- **Task statement**
Every line of the listing must be reproduced as it stands. Leave the images behind.
□ □ □ □ □
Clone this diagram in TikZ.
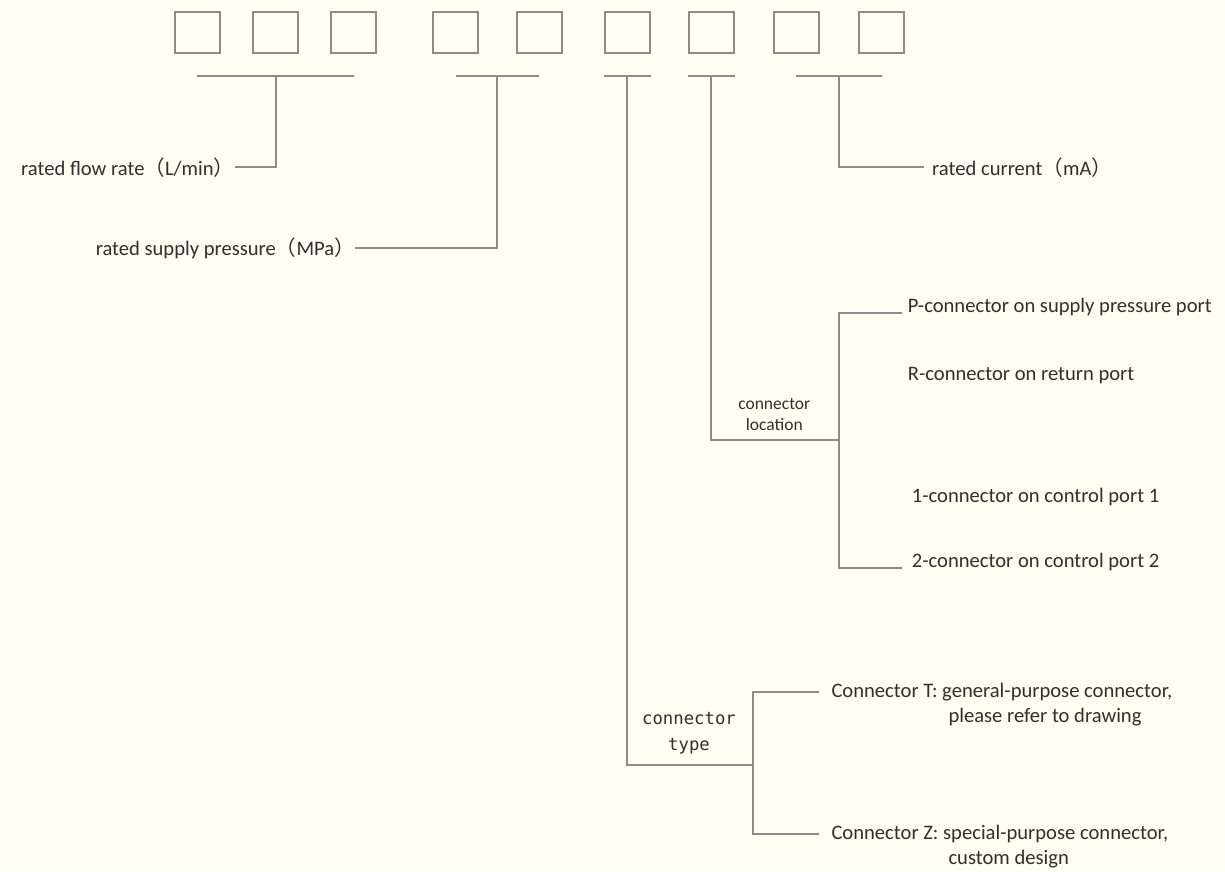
\documentclass[tikz,border=0pt]{standalone}
\usepackage{fontspec}
\setmainfont{Carlito}
\newfontfamily\cjk{Noto Sans CJK SC}
\newfontfamily\monofont{DejaVu Sans Mono}
\usepackage{xcolor}
\usepackage{tikz}
\usetikzlibrary{positioning}
\definecolor{paper}{RGB}{254,254,242}
\definecolor{wire}{RGB}{140,140,140}
\definecolor{ink}{RGB}{48,48,48}
\newcommand{\lpar}{{\cjk （}}
\newcommand{\rpar}{{\cjk ）}}

\begin{document}
\begin{tikzpicture}[x=1pt,y=-1pt, every node/.style={font=\fontsize{20.6}{26}\selectfont,text=ink,inner sep=0pt}, slot/.style={draw=wire,line width=2pt,minimum width=45pt,minimum height=41pt}, ln/.style={draw=wire,line width=2pt}, small/.style={font=\fontsize{17.5}{21}\selectfont,align=center}, mono/.style={font=\monofont\fontsize{17.3}{26}\selectfont,align=center}]
\fill[paper] (0,0) rectangle (1225,871);
\useasboundingbox (0,0) rectangle (1225,871);
\foreach \x [count=\i] in {197,275.5,353.7,455.7,539,627,711,796,881.7}
  \node[slot] (b\i) at (\x,32) {};
\coordinate (bar) at (0,76);
\draw[ln] (b1 |- bar) -- (b3 |- bar);
\draw[ln] (b4 |- bar) -- (b5 |- bar);
\draw[ln] (b6.west |- bar) -- (b6.east |- bar);
\draw[ln] (b7.west |- bar) -- (b7.east |- bar);
\draw[ln] (b8 |- bar) -- (b9 |- bar);
\coordinate (k1) at (b2 |- bar);
\coordinate (k2) at (497.4,76);
\coordinate (k3) at (b6 |- bar);
\coordinate (k4) at (b7 |- bar);
\coordinate (k5) at (838.9,76);
\node[anchor=east] (flow) at (234.5,167.3) {rated flow rate\lpar L/min\rpar};
\node[anchor=east] (supp) at (355,248.3) {rated supply pressure\lpar MPa\rpar};
\node[anchor=west,inner xsep=8pt] (curr) at (924,167.3) {rated current\lpar mA\rpar};
\draw[ln] (k1) |- (flow);
\draw[ln] (k2) |- (supp);
\draw[ln] (k5) |- (curr);
\coordinate (j4) at (838.7,440);
\node[small] (loc) at (774.3,414.5) {connector\\location};
\node[anchor=base west,inner xsep=6pt] (pP) at (901.7,312.7) {P-connector on supply pressure port};
\node[anchor=base west,inner xsep=6pt] (pR) at (901.7,380) {R-connector on return port};
\node[anchor=base west,inner xsep=10pt] (p1) at (901.7,502.7) {1-connector on control port 1};
\node[anchor=base west,inner xsep=10pt] (p2) at (901.7,567.7) {2-connector on control port 2};
\draw[ln] (k4) |- (j4);
\draw[ln] (j4) |- (pP.base west);
\draw[ln] (j4) |- (p2.base west);
\coordinate (j3) at (753.3,765);
\node[mono] (typ) at (689,733.7) {connector\\type};
\node[anchor=west,inner xsep=12pt] (cT) at (819.3,691.7) {Connector T: general-purpose connector,};
\node[anchor=base west] (cTx) at (948.3,722) {please refer to drawing};
\node[anchor=west,inner xsep=12pt] (cZ) at (819.3,834.3) {Connector Z: special-purpose connector,};
\node[anchor=base west] (cZx) at (948.3,864) {custom design};
\draw[ln] (k3) |- (j3);
\draw[ln] (j3) |- (cT);
\draw[ln] (j3) |- (cZ);
\end{tikzpicture}
\end{document}
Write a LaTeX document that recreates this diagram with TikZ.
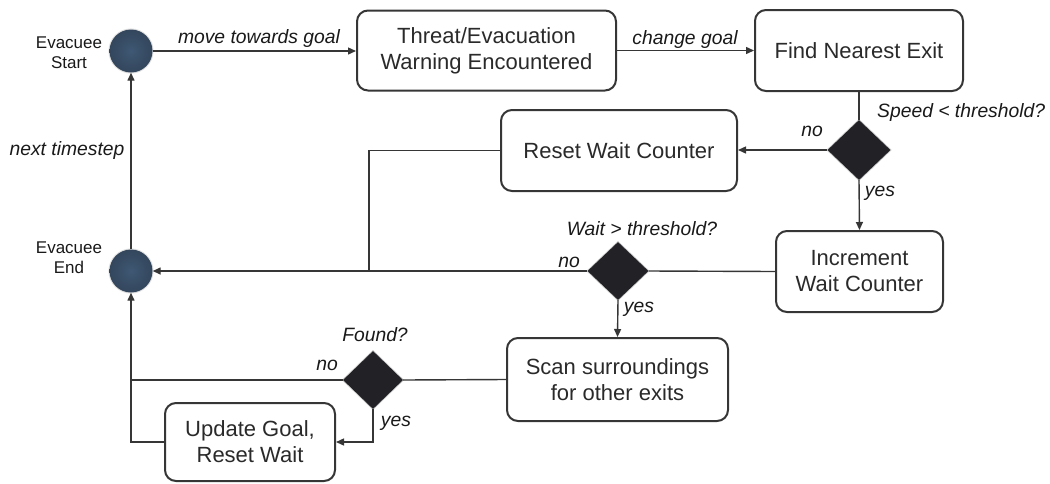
\documentclass[tikz,border=0pt]{standalone}
\usepackage{fontspec}
\setmainfont{Liberation Sans}
\usetikzlibrary{shapes.geometric,arrows.meta,shadows}
\definecolor{lnc}{HTML}{363636}
\definecolor{txc}{HTML}{2A2A2A}
\definecolor{circin}{HTML}{3F5874}
\definecolor{circout}{HTML}{33465C}
\definecolor{dia}{HTML}{222226}
\begin{document}
\begin{tikzpicture}[x=1pt,y=-1pt,
  box/.style={draw=lnc,line width=2pt,rounded corners=11pt,fill=white,
    align=center,inner sep=0pt,text=txc,font=\fontsize{22}{26}\selectfont},
  dec/.style={diamond,fill=dia,draw=none,inner sep=0pt,
    general shadow={shadow scale=1.04,fill=black,opacity=0.2}},
  evc/.style={circle,inner sep=0pt,minimum size=43pt,inner color=circin,outer color=circout,
    general shadow={shadow scale=1.05,fill=black,opacity=0.12}},
  lab/.style={font=\fontsize{19.3}{22}\selectfont\itshape,text=black!90,inner sep=0pt},
  clab/.style={font=\fontsize{17}{20}\selectfont,align=center,text=black!90,inner sep=0pt},
  conn/.style={draw=lnc,line width=1.4pt},
  arr/.style={conn,-{Triangle[length=8pt,width=7pt]}}]
\useasboundingbox (0,0) rectangle (1050,483);
% circles
\node[evc] (start) at (131,51) {};
\node[evc] (endc) at (131,271) {};
\node[clab] (startl) at (69,53) {Evacuee\\Start};
\node[clab] (endl) at (69,258) {Evacuee\\End};
% boxes
\node[box,minimum width=259pt,minimum height=80pt] (b1) at (486.5,50.5) {Threat/Evacuation\\Warning Encountered};
\node[box,minimum width=208pt,minimum height=81pt] (b2) at (859,50.5) {Find Nearest Exit};
\node[box,minimum width=236pt,minimum height=81pt] (reset) at (619,150.5) {Reset Wait Counter};
\node[box,minimum width=167pt,minimum height=81pt] (inc) at (859.5,271.5) {Increment\\Wait Counter};
\node[box,minimum width=221pt,minimum height=83pt] (scan) at (617.5,379.5) {Scan surroundings\\for other exits};
\node[box,minimum width=170pt,minimum height=78pt] (upd) at (250,442) {Update Goal,\\Reset Wait};
% diamonds
\node[dec,minimum width=63pt,minimum height=60pt] (d1) at (859,150) {};
\node[dec,minimum width=61pt,minimum height=58pt] (d2) at (618,271) {};
\node[dec,minimum width=60pt,minimum height=58pt] (d3) at (373,380) {};
% junction points
\coordinate (j1) at (369,151);
\coordinate (j2) at (369,271);
\coordinate (j3) at (131,380);
% connectors
\draw[arr] (start.east) -- (start.east -| b1.west);
\node[lab] (l1) at (259,39) {move towards goal};
\draw[arr] (b1.east) -- (b1.east -| b2.west);
\node[lab] (l2) at (685,40) {change goal};
\draw[conn] (b2.south) -- (d1.north);
\node[lab,anchor=west] (l3) at (877,113) {Speed < threshold?};
\draw[arr] (d1.west) -- (d1.west -| reset.east);
\node[lab] (l4) at (812,131) {no};
\draw[arr] (d1.south) -- (inc.north);
\node[lab] (l5) at (880,193) {yes};
\draw[conn] (reset.west) -- (reset.west -| j1) -- (j2);
\draw[conn] (inc.west) -- (d2.east);
\draw[arr] (d2.west) -- (endc.east);
\node[lab] (l6) at (569,262) {no};
\node[lab] (l7) at (642,229) {Wait > threshold?};
\draw[arr] (d2.south) -- (scan.north);
\node[lab] (l8) at (639,309) {yes};
\draw[conn] (scan.west) -- (d3.east);
\draw[conn] (d3.west) -- (j3);
\node[lab] (l9) at (327,365) {no};
\node[lab] (l10) at (375,335) {Found?};
\draw[arr] (d3.south) |- (upd.east);
\node[lab] (l11) at (396,423) {yes};
\draw[arr] (upd.west) -| (endc.south);
\draw[arr] (endc.north) -- (start.south);
\node[lab] (l12) at (67,151) {next timestep};
\end{tikzpicture}
\end{document}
□ □ □ □ □
- **Finished answer**
Clone this diagram in TikZ.
\documentclass[tikz,border=0pt]{standalone}
\usepackage{fontspec}
\setmainfont{Carlito}
\newfontfamily\cjk{Noto Sans CJK SC}
\newfontfamily\monofont{DejaVu Sans Mono}
\usepackage{xcolor}
\usepackage{tikz}
\usetikzlibrary{positioning}
\definecolor{paper}{RGB}{254,254,242}
\definecolor{wire}{RGB}{140,140,140}
\definecolor{ink}{RGB}{48,48,48}
\newcommand{\lpar}{{\cjk （}}
\newcommand{\rpar}{{\cjk ）}}

\begin{document}
\begin{tikzpicture}[x=1pt,y=-1pt, every node/.style={font=\fontsize{20.6}{26}\selectfont,text=ink,inner sep=0pt}, slot/.style={draw=wire,line width=2pt,minimum width=45pt,minimum height=41pt}, ln/.style={draw=wire,line width=2pt}, small/.style={font=\fontsize{17.5}{21}\selectfont,align=center}, mono/.style={font=\monofont\fontsize{17.3}{26}\selectfont,align=center}]
\fill[paper] (0,0) rectangle (1225,871);
\useasboundingbox (0,0) rectangle (1225,871);
\foreach \x [count=\i] in {197,275.5,353.7,455.7,539,627,711,796,881.7}
  \node[slot] (b\i) at (\x,32) {};
\coordinate (bar) at (0,76);
\draw[ln] (b1 |- bar) -- (b3 |- bar);
\draw[ln] (b4 |- bar) -- (b5 |- bar);
\draw[ln] (b6.west |- bar) -- (b6.east |- bar);
\draw[ln] (b7.west |- bar) -- (b7.east |- bar);
\draw[ln] (b8 |- bar) -- (b9 |- bar);
\coordinate (k1) at (b2 |- bar);
\coordinate (k2) at (497.4,76);
\coordinate (k3) at (b6 |- bar);
\coordinate (k4) at (b7 |- bar);
\coordinate (k5) at (838.9,76);
\node[anchor=east] (flow) at (234.5,167.3) {rated flow rate\lpar L/min\rpar};
\node[anchor=east] (supp) at (355,248.3) {rated supply pressure\lpar MPa\rpar};
\node[anchor=west,inner xsep=8pt] (curr) at (924,167.3) {rated current\lpar mA\rpar};
\draw[ln] (k1) |- (flow);
\draw[ln] (k2) |- (supp);
\draw[ln] (k5) |- (curr);
\coordinate (j4) at (838.7,440);
\node[small] (loc) at (774.3,414.5) {connector\\location};
\node[anchor=base west,inner xsep=6pt] (pP) at (901.7,312.7) {P-connector on supply pressure port};
\node[anchor=base west,inner xsep=6pt] (pR) at (901.7,380) {R-connector on return port};
\node[anchor=base west,inner xsep=10pt] (p1) at (901.7,502.7) {1-connector on control port 1};
\node[anchor=base west,inner xsep=10pt] (p2) at (901.7,567.7) {2-connector on control port 2};
\draw[ln] (k4) |- (j4);
\draw[ln] (j4) |- (pP.base west);
\draw[ln] (j4) |- (p2.base west);
\coordinate (j3) at (753.3,765);
\node[mono] (typ) at (689,733.7) {connector\\type};
\node[anchor=west,inner xsep=12pt] (cT) at (819.3,691.7) {Connector T: general-purpose connector,};
\node[anchor=base west] (cTx) at (948.3,722) {please refer to drawing};
\node[anchor=west,inner xsep=12pt] (cZ) at (819.3,834.3) {Connector Z: special-purpose connector,};
\node[anchor=base west] (cZx) at (948.3,864) {custom design};
\draw[ln] (k3) |- (j3);
\draw[ln] (j3) |- (cT);
\draw[ln] (j3) |- (cZ);
\end{tikzpicture}
\end{document}
Write a LaTeX document that recreates this diagram with TikZ.
\documentclass[tikz,border=0pt]{standalone}
\usepackage{fontspec}
\setmainfont{Liberation Sans}
\usetikzlibrary{shapes.geometric,arrows.meta,shadows}
\definecolor{lnc}{HTML}{363636}
\definecolor{txc}{HTML}{2A2A2A}
\definecolor{circin}{HTML}{3F5874}
\definecolor{circout}{HTML}{33465C}
\definecolor{dia}{HTML}{222226}
\begin{document}
\begin{tikzpicture}[x=1pt,y=-1pt,
  box/.style={draw=lnc,line width=2pt,rounded corners=11pt,fill=white,
    align=center,inner sep=0pt,text=txc,font=\fontsize{22}{26}\selectfont},
  dec/.style={diamond,fill=dia,draw=none,inner sep=0pt,
    general shadow={shadow scale=1.04,fill=black,opacity=0.2}},
  evc/.style={circle,inner sep=0pt,minimum size=43pt,inner color=circin,outer color=circout,
    general shadow={shadow scale=1.05,fill=black,opacity=0.12}},
  lab/.style={font=\fontsize{19.3}{22}\selectfont\itshape,text=black!90,inner sep=0pt},
  clab/.style={font=\fontsize{17}{20}\selectfont,align=center,text=black!90,inner sep=0pt},
  conn/.style={draw=lnc,line width=1.4pt},
  arr/.style={conn,-{Triangle[length=8pt,width=7pt]}}]
\useasboundingbox (0,0) rectangle (1050,483);
% circles
\node[evc] (start) at (131,51) {};
\node[evc] (endc) at (131,271) {};
\node[clab] (startl) at (69,53) {Evacuee\\Start};
\node[clab] (endl) at (69,258) {Evacuee\\End};
% boxes
\node[box,minimum width=259pt,minimum height=80pt] (b1) at (486.5,50.5) {Threat/Evacuation\\Warning Encountered};
\node[box,minimum width=208pt,minimum height=81pt] (b2) at (859,50.5) {Find Nearest Exit};
\node[box,minimum width=236pt,minimum height=81pt] (reset) at (619,150.5) {Reset Wait Counter};
\node[box,minimum width=167pt,minimum height=81pt] (inc) at (859.5,271.5) {Increment\\Wait Counter};
\node[box,minimum width=221pt,minimum height=83pt] (scan) at (617.5,379.5) {Scan surroundings\\for other exits};
\node[box,minimum width=170pt,minimum height=78pt] (upd) at (250,442) {Update Goal,\\Reset Wait};
% diamonds
\node[dec,minimum width=63pt,minimum height=60pt] (d1) at (859,150) {};
\node[dec,minimum width=61pt,minimum height=58pt] (d2) at (618,271) {};
\node[dec,minimum width=60pt,minimum height=58pt] (d3) at (373,380) {};
% junction points
\coordinate (j1) at (369,151);
\coordinate (j2) at (369,271);
\coordinate (j3) at (131,380);
% connectors
\draw[arr] (start.east) -- (start.east -| b1.west);
\node[lab] (l1) at (259,39) {move towards goal};
\draw[arr] (b1.east) -- (b1.east -| b2.west);
\node[lab] (l2) at (685,40) {change goal};
\draw[conn] (b2.south) -- (d1.north);
\node[lab,anchor=west] (l3) at (877,113) {Speed < threshold?};
\draw[arr] (d1.west) -- (d1.west -| reset.east);
\node[lab] (l4) at (812,131) {no};
\draw[arr] (d1.south) -- (inc.north);
\node[lab] (l5) at (880,193) {yes};
\draw[conn] (reset.west) -- (reset.west -| j1) -- (j2);
\draw[conn] (inc.west) -- (d2.east);
\draw[arr] (d2.west) -- (endc.east);
\node[lab] (l6) at (569,262) {no};
\node[lab] (l7) at (642,229) {Wait > threshold?};
\draw[arr] (d2.south) -- (scan.north);
\node[lab] (l8) at (639,309) {yes};
\draw[conn] (scan.west) -- (d3.east);
\draw[conn] (d3.west) -- (j3);
\node[lab] (l9) at (327,365) {no};
\node[lab] (l10) at (375,335) {Found?};
\draw[arr] (d3.south) |- (upd.east);
\node[lab] (l11) at (396,423) {yes};
\draw[arr] (upd.west) -| (endc.south);
\draw[arr] (endc.north) -- (start.south);
\node[lab] (l12) at (67,151) {next timestep};
\end{tikzpicture}
\end{document}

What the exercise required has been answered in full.